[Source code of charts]
------------------------

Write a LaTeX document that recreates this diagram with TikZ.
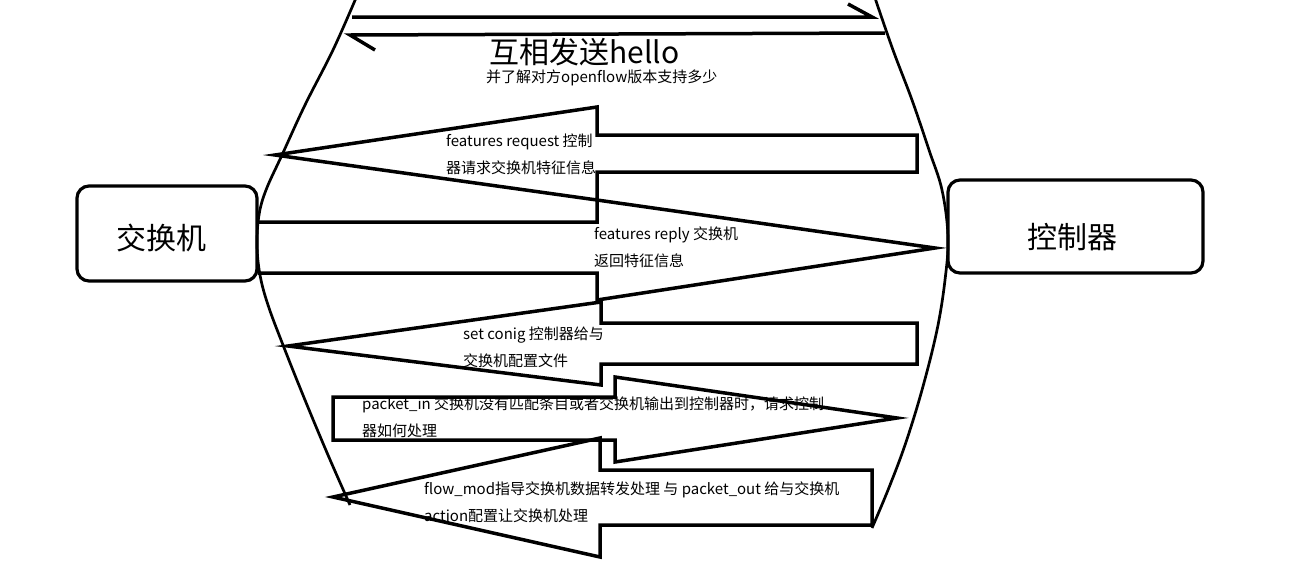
\documentclass[tikz,border=0pt]{standalone}
\usepackage{fontspec}
\setmainfont{Noto Sans CJK SC}
\begin{document}
\begin{tikzpicture}[x=1pt,y=-1pt,
  shp/.style={line width=3.5pt, line join=miter},
  crv/.style={line width=2.7pt},
  lbl/.style={anchor=west, inner sep=0pt, font=\fontsize{15}{17}\selectfont},
  big/.style={inner sep=0pt, font=\fontsize{30}{34}\selectfont},
  box/.style={draw, line width=3.2pt, rounded corners=12pt}]
\useasboundingbox (0,0) rectangle (1298,582);

% boxes
\node[box, minimum width=180pt, minimum height=95pt] (sw) at (167,233.5) {};
\node[box, minimum width=255pt, minimum height=93pt] (ctl) at (1075.5,226.5) {};
\node[big] (swl) at (161,238) {交换机};
\node[big] (ctll) at (1072,237) {控制器};

% curves
\draw[crv] plot[smooth, tension=0.6] coordinates {(356,-2) (333,50) (305,105) (282,155) (266,190) (259,215) (257,245) (260,275) (268,305) (283,345) (305,400) (328,455) (350,505)};
\draw[crv] plot[smooth, tension=0.6] coordinates {(875,-2) (893,50) (912,100) (929,150) (942,190) (948,237) (945,280) (937,330) (922,390) (905,445) (888,490) (872,528)};

% top arrows
\draw[shp] (352,17) -- (872,17) -- (848,4);
\draw[shp] (885,33) -- (350,35) -- (375,50);

% block arrows
\draw[shp] (275,155) -- (597,107) -- (597,135) -- (917,135) -- (917,172) -- (597,172) -- (597,200) -- cycle;
\draw[shp] (258,222) -- (597,222) -- (597,200) -- (935,248) -- (597,300) -- (597,273) -- (258,273);
\draw[shp] (288,346) -- (601,302) -- (601,323) -- (917,323) -- (917,364) -- (601,364) -- (601,385) -- cycle;
\draw[shp] (333,397) -- (615,397) -- (615,377) -- (897,418) -- (615,462) -- (615,440) -- (333,440) -- cycle;
\draw[shp] (333,497) -- (600,438) -- (600,470) -- (872,470) -- (872,525) -- (600,525) -- (600,557) -- cycle;

% texts
\node[big, anchor=west] (hello) at (489,52) {互相发送hello};
\node[lbl] (hello2) at (486,78) {并了解对方openflow版本支持多少};
\node[lbl] (t1a) at (446,142) {features request 控制};
\node[lbl] (t1b) at (446,168) {器请求交换机特征信息};
\node[lbl] (t2a) at (594,235) {features reply 交换机};
\node[lbl] (t2b) at (594,261) {返回特征信息};
\node[lbl] (t3a) at (463,335) {set conig 控制器给与};
\node[lbl] (t3b) at (463,361) {交换机配置文件};
\node[lbl] (t4a) at (362,405) {packet\_in 交换机没有匹配条目或者交换机输出到控制器时，请求控制};
\node[lbl] (t4b) at (362,431) {器如何处理};
\node[lbl] (t5a) at (424,490) {flow\_mod指导交换机数据转发处理 与 packet\_out 给与交换机};
\node[lbl] (t5b) at (424,516) {action配置让交换机处理};
\end{tikzpicture}
\end{document}
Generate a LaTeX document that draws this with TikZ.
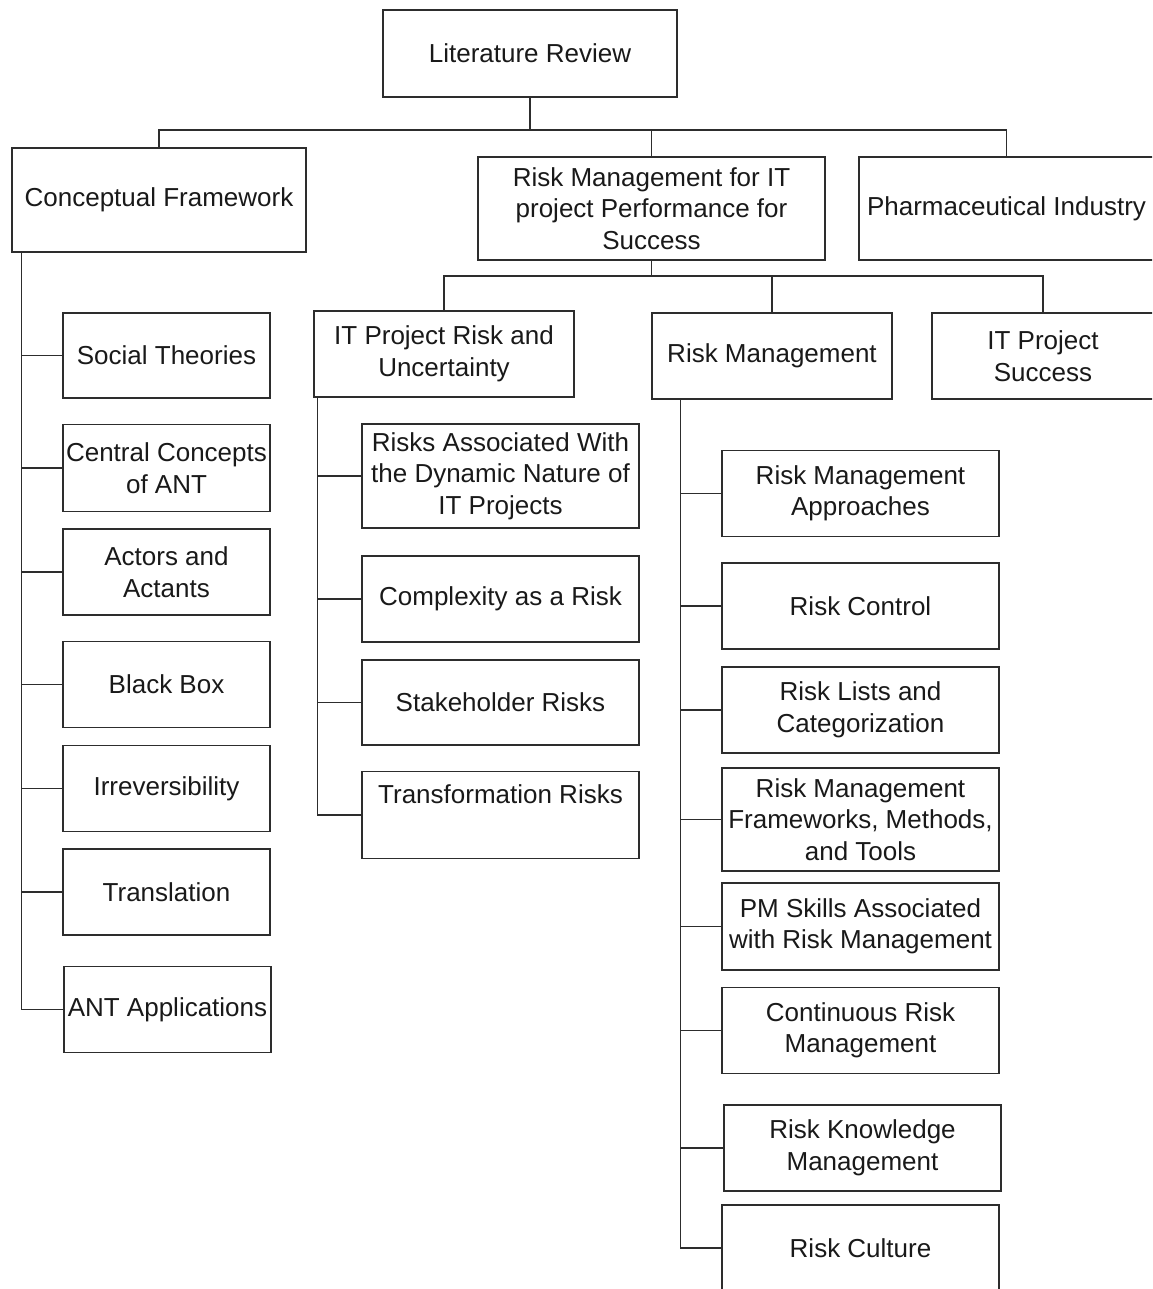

------------------------

REQUIREMENTS
Repeat the material above in full and exactly, apart from the pictures.

OUTPUT OF THE TASK
Write a LaTeX document that recreates this diagram with TikZ.
\documentclass[tikz,border=0pt]{standalone}
\usepackage{fontspec}
\setmainfont{Noto Sans CJK SC}
\begin{document}
\begin{tikzpicture}[x=1pt,y=-1pt,
  shp/.style={line width=3.5pt, line join=miter},
  crv/.style={line width=2.7pt},
  lbl/.style={anchor=west, inner sep=0pt, font=\fontsize{15}{17}\selectfont},
  big/.style={inner sep=0pt, font=\fontsize{30}{34}\selectfont},
  box/.style={draw, line width=3.2pt, rounded corners=12pt}]
\useasboundingbox (0,0) rectangle (1298,582);

% boxes
\node[box, minimum width=180pt, minimum height=95pt] (sw) at (167,233.5) {};
\node[box, minimum width=255pt, minimum height=93pt] (ctl) at (1075.5,226.5) {};
\node[big] (swl) at (161,238) {交换机};
\node[big] (ctll) at (1072,237) {控制器};

% curves
\draw[crv] plot[smooth, tension=0.6] coordinates {(356,-2) (333,50) (305,105) (282,155) (266,190) (259,215) (257,245) (260,275) (268,305) (283,345) (305,400) (328,455) (350,505)};
\draw[crv] plot[smooth, tension=0.6] coordinates {(875,-2) (893,50) (912,100) (929,150) (942,190) (948,237) (945,280) (937,330) (922,390) (905,445) (888,490) (872,528)};

% top arrows
\draw[shp] (352,17) -- (872,17) -- (848,4);
\draw[shp] (885,33) -- (350,35) -- (375,50);

% block arrows
\draw[shp] (275,155) -- (597,107) -- (597,135) -- (917,135) -- (917,172) -- (597,172) -- (597,200) -- cycle;
\draw[shp] (258,222) -- (597,222) -- (597,200) -- (935,248) -- (597,300) -- (597,273) -- (258,273);
\draw[shp] (288,346) -- (601,302) -- (601,323) -- (917,323) -- (917,364) -- (601,364) -- (601,385) -- cycle;
\draw[shp] (333,397) -- (615,397) -- (615,377) -- (897,418) -- (615,462) -- (615,440) -- (333,440) -- cycle;
\draw[shp] (333,497) -- (600,438) -- (600,470) -- (872,470) -- (872,525) -- (600,525) -- (600,557) -- cycle;

% texts
\node[big, anchor=west] (hello) at (489,52) {互相发送hello};
\node[lbl] (hello2) at (486,78) {并了解对方openflow版本支持多少};
\node[lbl] (t1a) at (446,142) {features request 控制};
\node[lbl] (t1b) at (446,168) {器请求交换机特征信息};
\node[lbl] (t2a) at (594,235) {features reply 交换机};
\node[lbl] (t2b) at (594,261) {返回特征信息};
\node[lbl] (t3a) at (463,335) {set conig 控制器给与};
\node[lbl] (t3b) at (463,361) {交换机配置文件};
\node[lbl] (t4a) at (362,405) {packet\_in 交换机没有匹配条目或者交换机输出到控制器时，请求控制};
\node[lbl] (t4b) at (362,431) {器如何处理};
\node[lbl] (t5a) at (424,490) {flow\_mod指导交换机数据转发处理 与 packet\_out 给与交换机};
\node[lbl] (t5b) at (424,516) {action配置让交换机处理};
\end{tikzpicture}
\end{document}
Generate a LaTeX document that draws this with TikZ.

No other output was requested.